* _SOURCE MATERIAL_:
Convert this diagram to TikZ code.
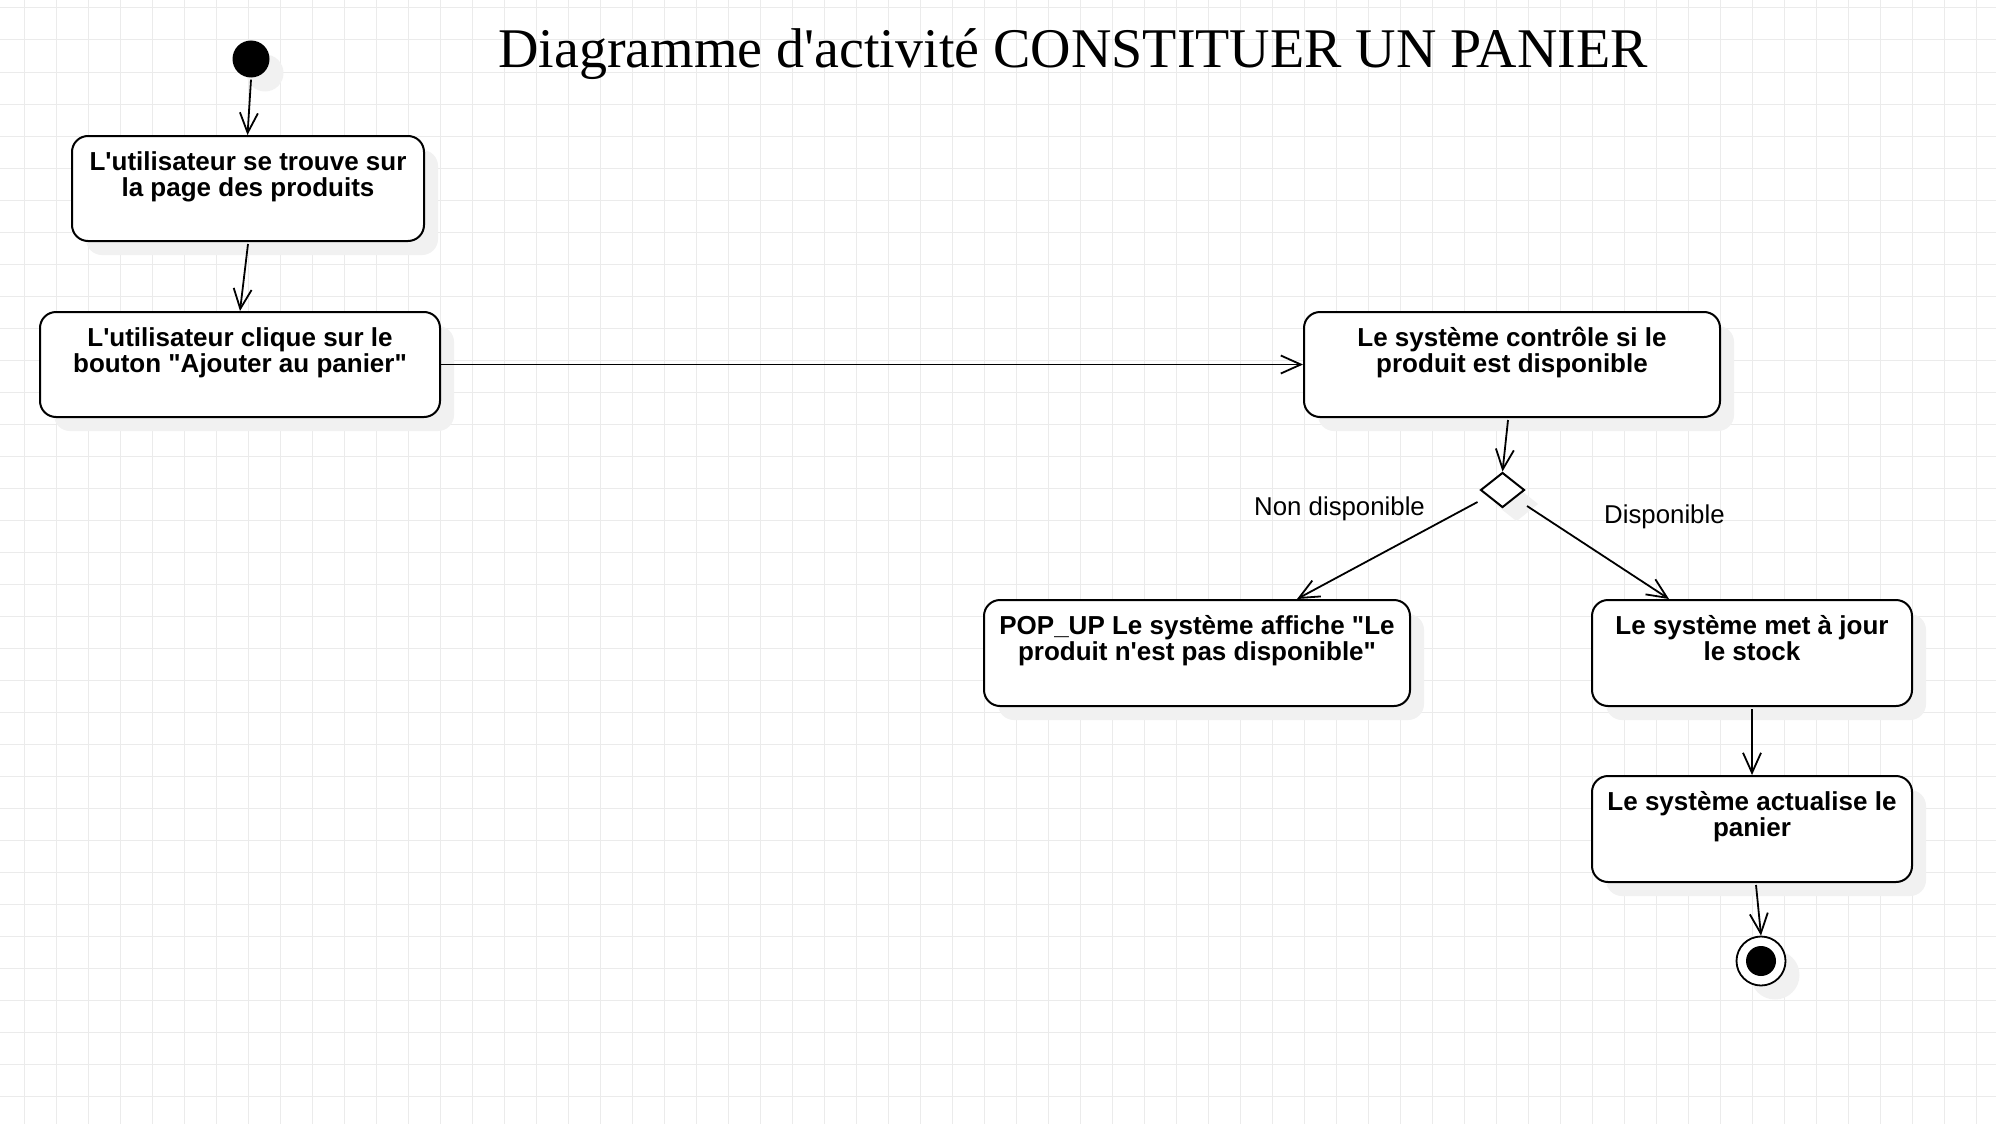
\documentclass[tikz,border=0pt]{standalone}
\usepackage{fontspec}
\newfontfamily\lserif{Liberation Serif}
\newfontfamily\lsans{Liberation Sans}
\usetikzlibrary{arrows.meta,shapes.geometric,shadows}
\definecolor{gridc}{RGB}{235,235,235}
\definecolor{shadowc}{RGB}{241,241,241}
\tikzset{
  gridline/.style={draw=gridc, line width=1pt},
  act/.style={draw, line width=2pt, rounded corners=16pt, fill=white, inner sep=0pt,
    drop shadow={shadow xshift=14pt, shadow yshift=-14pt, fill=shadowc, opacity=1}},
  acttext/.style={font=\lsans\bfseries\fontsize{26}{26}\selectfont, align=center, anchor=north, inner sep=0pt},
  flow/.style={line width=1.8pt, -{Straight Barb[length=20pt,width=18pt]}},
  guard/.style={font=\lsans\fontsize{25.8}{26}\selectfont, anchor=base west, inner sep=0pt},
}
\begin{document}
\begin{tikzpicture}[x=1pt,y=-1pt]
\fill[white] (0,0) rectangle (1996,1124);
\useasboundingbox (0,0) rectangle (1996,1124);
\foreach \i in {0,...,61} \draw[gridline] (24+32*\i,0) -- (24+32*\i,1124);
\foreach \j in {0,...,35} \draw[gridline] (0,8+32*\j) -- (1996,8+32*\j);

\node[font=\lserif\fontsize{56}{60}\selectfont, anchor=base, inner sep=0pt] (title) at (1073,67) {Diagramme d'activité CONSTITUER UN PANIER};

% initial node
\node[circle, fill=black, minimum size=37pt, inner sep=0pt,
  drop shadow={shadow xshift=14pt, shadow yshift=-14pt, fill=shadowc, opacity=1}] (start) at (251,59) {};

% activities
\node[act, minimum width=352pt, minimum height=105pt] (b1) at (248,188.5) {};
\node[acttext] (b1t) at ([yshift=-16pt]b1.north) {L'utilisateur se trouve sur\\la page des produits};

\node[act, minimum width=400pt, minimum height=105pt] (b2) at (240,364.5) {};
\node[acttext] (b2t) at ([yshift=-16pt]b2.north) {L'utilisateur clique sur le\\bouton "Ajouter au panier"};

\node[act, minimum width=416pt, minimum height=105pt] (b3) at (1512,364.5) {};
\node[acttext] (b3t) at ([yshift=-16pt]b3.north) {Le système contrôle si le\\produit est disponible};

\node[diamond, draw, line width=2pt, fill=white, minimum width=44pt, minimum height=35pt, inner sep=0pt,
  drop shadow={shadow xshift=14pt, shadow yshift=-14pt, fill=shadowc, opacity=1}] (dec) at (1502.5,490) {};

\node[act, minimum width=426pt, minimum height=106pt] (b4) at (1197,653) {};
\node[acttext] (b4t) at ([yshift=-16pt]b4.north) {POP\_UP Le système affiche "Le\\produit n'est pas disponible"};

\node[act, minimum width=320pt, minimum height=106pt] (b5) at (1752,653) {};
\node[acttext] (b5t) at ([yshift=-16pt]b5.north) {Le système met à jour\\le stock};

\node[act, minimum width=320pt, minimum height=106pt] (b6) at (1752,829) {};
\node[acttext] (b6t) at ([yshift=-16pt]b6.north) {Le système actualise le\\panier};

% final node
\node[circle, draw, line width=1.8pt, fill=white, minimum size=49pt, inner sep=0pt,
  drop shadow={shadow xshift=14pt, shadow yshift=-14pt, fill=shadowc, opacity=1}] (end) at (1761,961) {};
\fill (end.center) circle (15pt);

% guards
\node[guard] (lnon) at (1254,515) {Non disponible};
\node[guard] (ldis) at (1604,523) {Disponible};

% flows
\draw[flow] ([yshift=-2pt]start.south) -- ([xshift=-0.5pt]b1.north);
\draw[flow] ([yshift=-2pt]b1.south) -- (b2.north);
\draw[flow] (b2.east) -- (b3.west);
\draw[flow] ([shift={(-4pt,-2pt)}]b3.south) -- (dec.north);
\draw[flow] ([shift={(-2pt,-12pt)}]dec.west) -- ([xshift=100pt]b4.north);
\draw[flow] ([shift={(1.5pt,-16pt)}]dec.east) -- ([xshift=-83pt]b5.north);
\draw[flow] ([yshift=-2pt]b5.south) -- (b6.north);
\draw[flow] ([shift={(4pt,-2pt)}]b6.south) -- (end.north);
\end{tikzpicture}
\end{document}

* _TASK BRIEF_:
Restate the material word for word from its first line through the line containing "anchor=base, inner sep=0pt]", both included; the pictures do not belong in it.

* _THE COMPLETED TASK_:
Convert this diagram to TikZ code.
\documentclass[tikz,border=0pt]{standalone}
\usepackage{fontspec}
\newfontfamily\lserif{Liberation Serif}
\newfontfamily\lsans{Liberation Sans}
\usetikzlibrary{arrows.meta,shapes.geometric,shadows}
\definecolor{gridc}{RGB}{235,235,235}
\definecolor{shadowc}{RGB}{241,241,241}
\tikzset{
  gridline/.style={draw=gridc, line width=1pt},
  act/.style={draw, line width=2pt, rounded corners=16pt, fill=white, inner sep=0pt,
    drop shadow={shadow xshift=14pt, shadow yshift=-14pt, fill=shadowc, opacity=1}},
  acttext/.style={font=\lsans\bfseries\fontsize{26}{26}\selectfont, align=center, anchor=north, inner sep=0pt},
  flow/.style={line width=1.8pt, -{Straight Barb[length=20pt,width=18pt]}},
  guard/.style={font=\lsans\fontsize{25.8}{26}\selectfont, anchor=base west, inner sep=0pt},
}
\begin{document}
\begin{tikzpicture}[x=1pt,y=-1pt]
\fill[white] (0,0) rectangle (1996,1124);
\useasboundingbox (0,0) rectangle (1996,1124);
\foreach \i in {0,...,61} \draw[gridline] (24+32*\i,0) -- (24+32*\i,1124);
\foreach \j in {0,...,35} \draw[gridline] (0,8+32*\j) -- (1996,8+32*\j);

\node[font=\lserif\fontsize{56}{60}\selectfont, anchor=base, inner sep=0pt] (title) at (1073,67) {Diagramme d'activité CONSTITUER UN PANIER};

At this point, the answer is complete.